In the 70’s and 80’s sisterhood meant stealing my older sister’s diary and telling my younger sister all the juicy details. It meant tattling. It was Barbies. It was hunting for Easter eggs. It was building a raft to float a
river drainage ditch.
It seems I’ve been placed in a new category of sisterhood that five years ago I didn’t even know existed. Honestly, I kind of miss the days when ignorance was bliss.
It’s not that I don’t have commonalities with these new sisters. Chemotherapy. Radiation. Pink. Surgery. Scars. Pain. The list goes on and on.
I notice these new sisters at the grocery store. At the gas station. At doctors’ offices. We instantaneously recognize each other, which I don’t understand because my hair has long since grown back. How do they tell I’m one of them? Urgh, tell me how do I leave this club? Can I tell them I don’t really belong in this “exclusive” club? There must have been a mistake. No one in my family has had cancer. Seriously, it must have been a fluke. Let me out of here!

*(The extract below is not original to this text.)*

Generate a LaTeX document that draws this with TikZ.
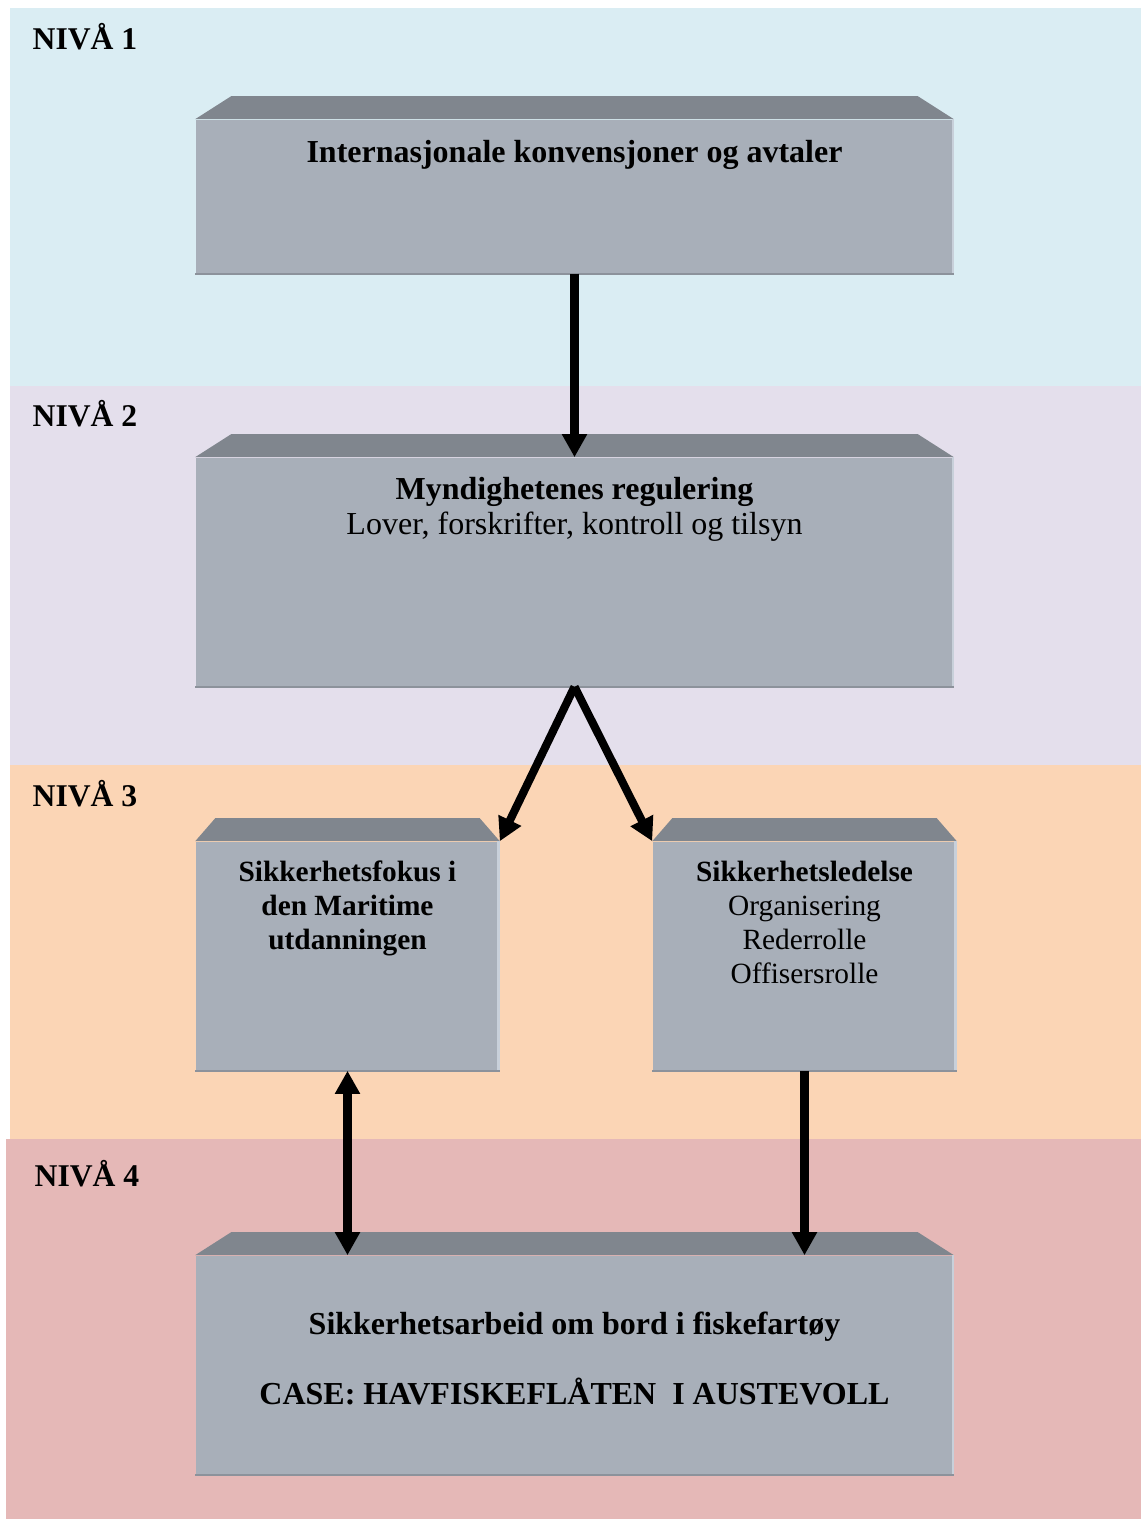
\documentclass[tikz,border=0pt]{standalone}
\usepackage{fontspec}
\setmainfont{Liberation Serif}
\usetikzlibrary{arrows.meta,positioning,calc}
\definecolor{NivaBlue}{RGB}{218,237,243}
\definecolor{NivaLilac}{RGB}{228,223,236}
\definecolor{NivaPeach}{RGB}{251,213,181}
\definecolor{NivaRose}{RGB}{229,184,183}
\definecolor{BoxFace}{RGB}{168,175,185}
\definecolor{BoxTop}{RGB}{128,134,142}
\definecolor{BoxEdge}{RGB}{200,208,218}

\begin{document}
\begin{tikzpicture}[x=0.01cm,y=-0.01cm,
    face/.style={fill=BoxFace, inner sep=0pt, minimum height=2.28cm},
    wide/.style={minimum width=7.57cm},
    narrow/.style={minimum width=3.03cm},
    bevel/.style={fill=BoxTop},
    txt/.style={font=\fontsize{9.1}{9.9}\selectfont, align=center, inner sep=0pt, anchor=north},
    smalltxt/.style={txt, font=\fontsize{8.35}{9.67}\selectfont},
    lvl/.style={font=\fontsize{9}{10}\selectfont\bfseries, inner sep=0pt, anchor=base west},
    arr/.style={line width=2.3pt, -{Triangle[length=6.6pt,width=6.8pt]}}]
    \useasboundingbox (0,0) rectangle (1141,1519);
    \fill[white] (0,0) rectangle (1141,1519);
    % levels
    \foreach \xa/\ya/\yb/\col/\n/\lx/\ly in {10/8/386/NivaBlue/1/32/50,10/386/765/NivaLilac/2/32/427,10/765/1139/NivaPeach/3/32/806,6/1139/1519/NivaRose/4/34/1186} {
      \fill[\col] (\xa,\ya) rectangle (1141,\yb);
      \node[lvl] (niva\n) at (\lx,\ly) {NIVÅ \n};
    }
    % boxes
    \node[face, wide, minimum height=1.53cm] (intl) at (574.5,196.5) {};
    \node[face, wide] (myn) at (574.5,572) {};
    \node[face, narrow] (skole) at (347.5,956) {};
    \node[face, narrow] (ledelse) at (804.5,956) {};
    \node[face, wide, minimum height=2.18cm] (bord) at (574.5,1365) {};
    \foreach \n/\d in {intl/36,myn/36,skole/20,ledelse/20,bord/36} {
      \fill[bevel] (\n.north west) -- ++(\d,-23) -- ($(\n.north east)+(-\d,-23)$) -- (\n.north east) -- cycle;
      \draw[BoxEdge, line width=0.8pt] ($(\n.north east)+(-1,0)$) -- ($(\n.south east)+(-1,0)$);
      \draw[BoxTop!70!BoxFace, line width=0.6pt] (\n.south west) -- (\n.south east);
    }
    % texts
    \node[txt, font=\fontsize{9.1}{9.9}\selectfont\bfseries] (intl-txt) at (574.5,140) {Internasjonale konvensjoner og avtaler};
    \node[txt] (myn-txt) at (574.5,477) {\textbf{Myndighetenes regulering}\\Lover, forskrifter, kontroll og tilsyn};
    \node[smalltxt, font=\fontsize{8.35}{9.67}\selectfont\bfseries] (skole-txt) at (347.5,860) {Sikkerhetsfokus i\\den Maritime\\utdanningen};
    \node[smalltxt] (ledelse-txt) at (804.5,860) {\textbf{Sikkerhetsledelse}\\Organisering\\Rederrolle\\Offisersrolle};
    \node[txt, font=\fontsize{9.1}{9.9}\selectfont\bfseries] (bord-txt) at (574.5,1311) {Sikkerhetsarbeid om bord i fiskefartøy\\[10pt]CASE: HAVFISKEFLÅTEN\ \ I AUSTEVOLL};
    % arrows
    \draw[arr] (intl.south) -- (myn.north);
    \draw[arr] (myn.south) -- (skole.north east);
    \draw[arr] (myn.south) -- (ledelse.north west);
    \draw[arr, {Triangle[length=6.6pt,width=6.8pt]}-{Triangle[length=6.6pt,width=6.8pt]}] (skole.south) -- (skole.south |- bord.north);
    \draw[arr] (ledelse.south) -- (ledelse.south |- bord.north);
  \end{tikzpicture}
\end{document}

Nope. They won’t let me leave. They hug and embrace me (well, if I don’t hug and embrace them first!). They understand (and help) my fight to raise funds for breast cancer research. They listen to me when I tell them my aggravation with the American Cancer Society. We talk about doctors. We share tips. We speak in secret code that no one from the “outside” can understand.
We’re always praying that we’re closed to new members. To put is simply kiddo, we really don’t want you in our club. However, for me, I think I’m staying.